### What is expected:
Print the material below exactly as it stands, please, from its first line to the line holding "import plotly.graph_objects as go", with no pictures.

### Dataset section:
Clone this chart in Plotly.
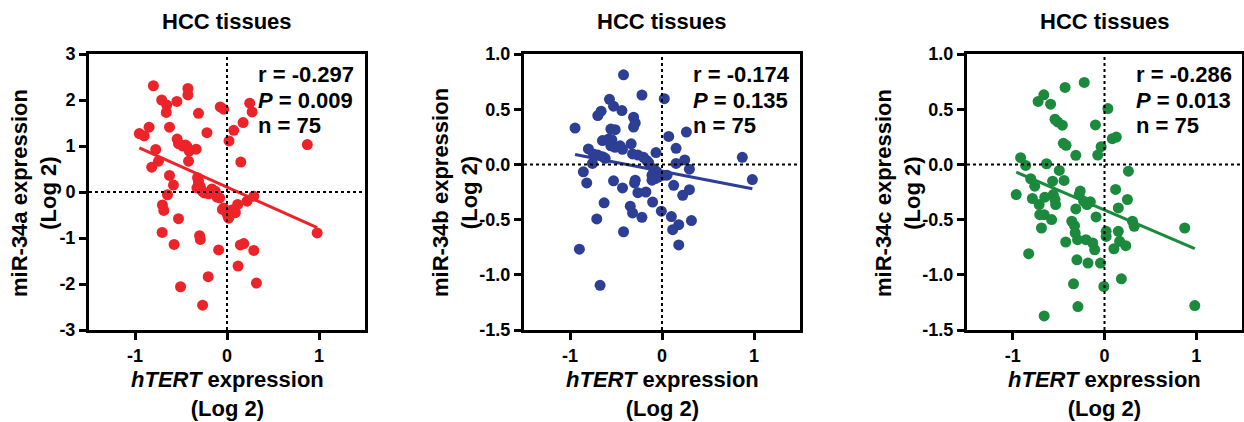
import plotly.graph_objects as go

# ---------------- data ----------------
a_x = [-0.80, -0.425, -0.425, -0.71, -0.655, -0.545, -0.66, -0.31, -0.073, -0.036, 0.247, 0.273, 0.175, 0.073, 0.022,
       -0.218, -0.625, -0.847, -0.953, -0.90,
       -0.542, -0.527, -0.48, -0.436, -0.411, -0.335,
       -0.775, -0.745, -0.818, -0.418, 0.15, 0.873, -0.625, -0.582,
       -0.32, -0.309, -0.291, -0.327,
       -0.247, -0.2, -0.164, -0.127, -0.109, -0.08,
       -0.647, -0.702, -0.687, -0.527, -0.705, -0.575, -0.505, -0.265, -0.204, -0.298, -0.29, -0.091,
       -0.036, 0.0, 0.018, 0.055, 0.091, 0.116, 0.218, 0.291,
       0.145, 0.182, 0.291, 0.12, 0.32, 0.98,
       -0.45, -0.27, -0.05, 0.01, -0.31]
a_y = [2.31, 2.25, 2.11, 2.0, 1.89, 1.97, 1.73, 1.71, 1.85, 1.80, 1.93, 1.74, 1.51, 1.34, 1.11,
       1.29, 1.41, 1.41, 1.27, 1.22,
       1.15, 1.05, 1.0, 0.99, 0.89, 0.93,
       0.925, 0.67, 0.54, 0.67, 0.65, 1.03, 0.36, 0.15,
       0.31, 0.2, 0.12, 0.09,
       -0.02, -0.04, 0.066, 0.015, -0.11, -0.13,
       -0.06, -0.28, -0.40, -0.58, -0.88, -1.14, -2.06, -2.46, -1.84, -0.95, -1.03, -1.26,
       -0.35, -0.46, -0.57, -0.39, -0.45, -0.27, -0.2, -0.09,
       -1.15, -1.12, -1.27, -1.61, -1.98, -0.89,
       1.02, 0.02, -0.38, -0.52, 0.25]

b_x = [-0.418, -0.218, 0.025, -0.571, -0.527, -0.662, -0.698, -0.436, -0.309, -0.291, -0.309, -0.945, -0.556, -0.509, 0.265, 0.073,
       -0.647, -0.582, -0.545, -0.556, -0.509, -0.455, -0.429, -0.335, -0.8, 0.153, -0.065,
       -0.745, -0.698, -0.647, -0.618, -0.756,
       -0.32, -0.262, -0.2, -0.164, -0.145,
       0.873, 0.247, 0.153, 0.298,
       -0.091, -0.055, -0.109, -0.036, 0.018, 0.055, -0.109, -0.073,
       -0.855, -0.818, -0.527, -0.291, -0.298, -0.429, -0.262, -0.175, 0.127, 0.298, 0.225, -0.102, -0.629, 0.982,
       -0.345, -0.32, -0.218, -0.007, -0.709, 0.102, 0.32, 0.182, 0.116, -0.418, 0.182, -0.898, -0.673]
b_y = [0.811, 0.628, 0.595, 0.589, 0.527, 0.482, 0.442, 0.488, 0.427, 0.375, 0.338, 0.329, 0.32, 0.314, 0.293, 0.253,
       0.216, 0.229, 0.223, 0.168, 0.155, 0.168, 0.137, 0.186, 0.14, 0.146, 0.107,
       0.095, 0.085, 0.07, 0.055, 0.009,
       0.095, 0.085, 0.064, 0.034, 0.015,
       0.064, 0.04, 0.009, -0.043,
       -0.04, -0.067, -0.098, -0.113, -0.098, -0.098, -0.143, -0.128,
       -0.067, -0.168, -0.149, -0.143, -0.168, -0.213, -0.256, -0.25, -0.189, -0.229, -0.28, -0.341, -0.348, -0.137,
       -0.378, -0.44, -0.479, -0.424, -0.494, -0.473, -0.509, -0.546, -0.591, -0.61, -0.729, -0.768, -1.095]

c_x = [-0.221, -0.43, -0.662, -0.724, -0.588, 0.037, -0.54, -0.511, -0.46, -0.099, -0.449, -0.419, 0.085, 0.129,
       -0.037, -0.074, -0.313, -0.915, -0.86, -0.632, -0.493, 0.261, -0.805, -0.761, -0.566, -0.441, -0.963,
       -0.787, -0.651, -0.559, -0.54, -0.533, -0.713, -0.706, -0.658, -0.577, -0.688,
       -0.265, -0.276, -0.228, -0.154, -0.191, -0.313, 0.121, 0.25, 0.151, -0.092,
       -0.357, -0.327, -0.32, -0.294, -0.423, -0.202, -0.129, -0.107, 0.018, 0.018, 0.151, 0.165, 0.232, 0.103,
       0.305, 0.324, 0.875, -0.827, -0.301, -0.18, -0.044, -0.338, -0.007, 0.184, -0.29, -0.658, 0.985]
c_y = [0.742, 0.697, 0.63, 0.57, 0.545, 0.506, 0.409, 0.385, 0.355, 0.358, 0.191, 0.173, 0.233, 0.248,
       0.161, 0.085, 0.082, 0.061, -0.009, 0.006, -0.055, -0.061, -0.13, -0.197, -0.152, -0.145, -0.273,
       -0.309, -0.297, -0.273, -0.318, -0.364, -0.364, -0.455, -0.455, -0.5, -0.576,
       -0.242, -0.273, -0.333, -0.339, -0.364, -0.403, -0.227, -0.318, -0.394, -0.476,
       -0.515, -0.555, -0.621, -0.682, -0.703, -0.682, -0.712, -0.773, -0.606, -0.652, -0.606, -0.697, -0.736, -0.764,
       -0.515, -0.561, -0.576, -0.809, -0.864, -0.894, -0.894, -1.082, -1.106, -1.036, -1.288, -1.373, -1.279]

# regression lines (slope, intercept)
fit_slope = [-0.897, -0.161, -0.356]
fit_intercept = [0.105, -0.063, -0.413]

y_titles = ["miR-34a expression", "miR-34b expression", "miR-34c expression"]
stats_r = ["-0.297", "-0.174", "-0.286"]
stats_p = ["0.009", "0.135", "0.013"]
stats_n = ["75", "75", "75"]
panel_title = "HCC tissues"
colors = ["#EC2329", "#2D3E95", "#1B8A3C"]

y_tickvals = [[3, 2, 1, 0, -1, -2, -3], [1.0, 0.5, 0.0, -0.5, -1.0, -1.5], [1.0, 0.5, 0.0, -0.5, -1.0, -1.5]]
y_ticktext = [["3", "2", "1", "0", "-1", "-2", "-3"],
              ["1.0", "0.5", "0.0", "-0.5", "-1.0", "-1.5"],
              ["1.0", "0.5", "0.0", "-0.5", "-1.0", "-1.5"]]
y_ranges = [[-3, 3], [-1.5, 1.0], [-1.5, 1.0]]
x_tickvals = [-1, 0, 1]
x_ticktext = ["-1", "0", "1"]
x_range = [-1.5, 1.5]

# ---------------- layout geometry ----------------
W, H = 1244, 422
px_left = [89, 524, 967]
px_right = [365, 800, 1242]
px_top = 54
px_bottom = 330
ytitle_offset = [55, 69, 69]

FONT = "Liberation Sans, Arial, sans-serif"

fig = go.Figure()
xs = [a_x, b_x, c_x]
ys = [a_y, b_y, c_y]
annotations = []
shapes = []

for i in range(3):
    ax = "" if i == 0 else str(i + 1)
    xa, ya = "x" + ax, "y" + ax
    fig.add_trace(go.Scatter(x=xs[i], y=ys[i], mode="markers", xaxis=xa, yaxis=ya,
                             marker=dict(color=colors[i], size=11, line=dict(width=0)),
                             showlegend=False, cliponaxis=False))
    x0, x1 = min(xs[i]), max(xs[i])
    fig.add_trace(go.Scatter(x=[x0, x1],
                             y=[fit_slope[i] * x0 + fit_intercept[i], fit_slope[i] * x1 + fit_intercept[i]],
                             mode="lines", xaxis=xa, yaxis=ya,
                             line=dict(color=colors[i], width=3), showlegend=False))
    dom_x = [px_left[i] / W, px_right[i] / W]
    dom_y = [1 - px_bottom / H, 1 - px_top / H]
    axis_common = dict(showline=True, linecolor="black", linewidth=3, mirror=True,
                       ticks="outside", ticklen=7, tickwidth=3, tickcolor="black",
                       showgrid=False, zeroline=False, automargin=False,
                       tickfont=dict(family=FONT, size=18, color="black", weight="bold"))
    fig.update_layout(**{
        "xaxis" + ax: dict(domain=dom_x, range=x_range, tickvals=x_tickvals, ticktext=x_ticktext,
                           anchor=ya, **axis_common),
        "yaxis" + ax: dict(domain=dom_y, range=y_ranges[i], tickvals=y_tickvals[i], ticktext=y_ticktext[i],
                           anchor=xa, **axis_common),
    })
    # dotted reference lines at 0
    shapes.append(dict(type="line", xref=xa, yref=ya + " domain", x0=0, x1=0, y0=0, y1=1,
                       line=dict(color="black", width=2, dash="dot")))
    shapes.append(dict(type="line", xref=xa + " domain", yref=ya, x0=0, x1=1, y0=0, y1=0,
                       line=dict(color="black", width=2, dash="dot")))
    cx = (px_left[i] + px_right[i]) / 2 / W
    bold = dict(family=FONT, size=22, color="black", weight="bold")
    # panel title
    annotations.append(dict(text=panel_title, xref="paper", yref="paper", x=cx, y=1 - 21 / H,
                            showarrow=False, font=bold, xanchor="center", yanchor="middle"))
    # x-axis title
    annotations.append(dict(text="<i>hTERT</i> expression<br>(Log 2)", xref="paper", yref="paper",
                            x=cx, y=1 - 394 / H, showarrow=False, font=bold,
                            xanchor="center", yanchor="middle"))
    # y-axis title
    annotations.append(dict(text=y_titles[i] + "<br>(Log 2)", xref="paper", yref="paper",
                            x=(px_left[i] - ytitle_offset[i]) / W, y=1 - 193 / H, textangle=-90,
                            showarrow=False, font=bold, xanchor="center", yanchor="middle"))
    # statistics
    stat_lines = ["r = " + stats_r[i], "<i>P</i> = " + stats_p[i], "n = " + stats_n[i]]
    for k, t in enumerate(stat_lines):
        annotations.append(dict(text=t, xref="paper", yref="paper",
                                x=(px_left[i] + 167) / W, y=1 - (74 + 26 * k) / H,
                                showarrow=False, font=bold, xanchor="left", yanchor="middle"))

fig.update_layout(width=W, height=H, margin=dict(l=0, r=0, t=0, b=0, autoexpand=False),
                  paper_bgcolor="white", plot_bgcolor="white",
                  annotations=annotations, shapes=shapes)

fig.write_html("out.html", config={"displayModeBar": False},
               post_script="document.body.style.margin='0';document.body.style.overflow='hidden';")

### Task output:
Clone this chart in Plotly.
import plotly.graph_objects as go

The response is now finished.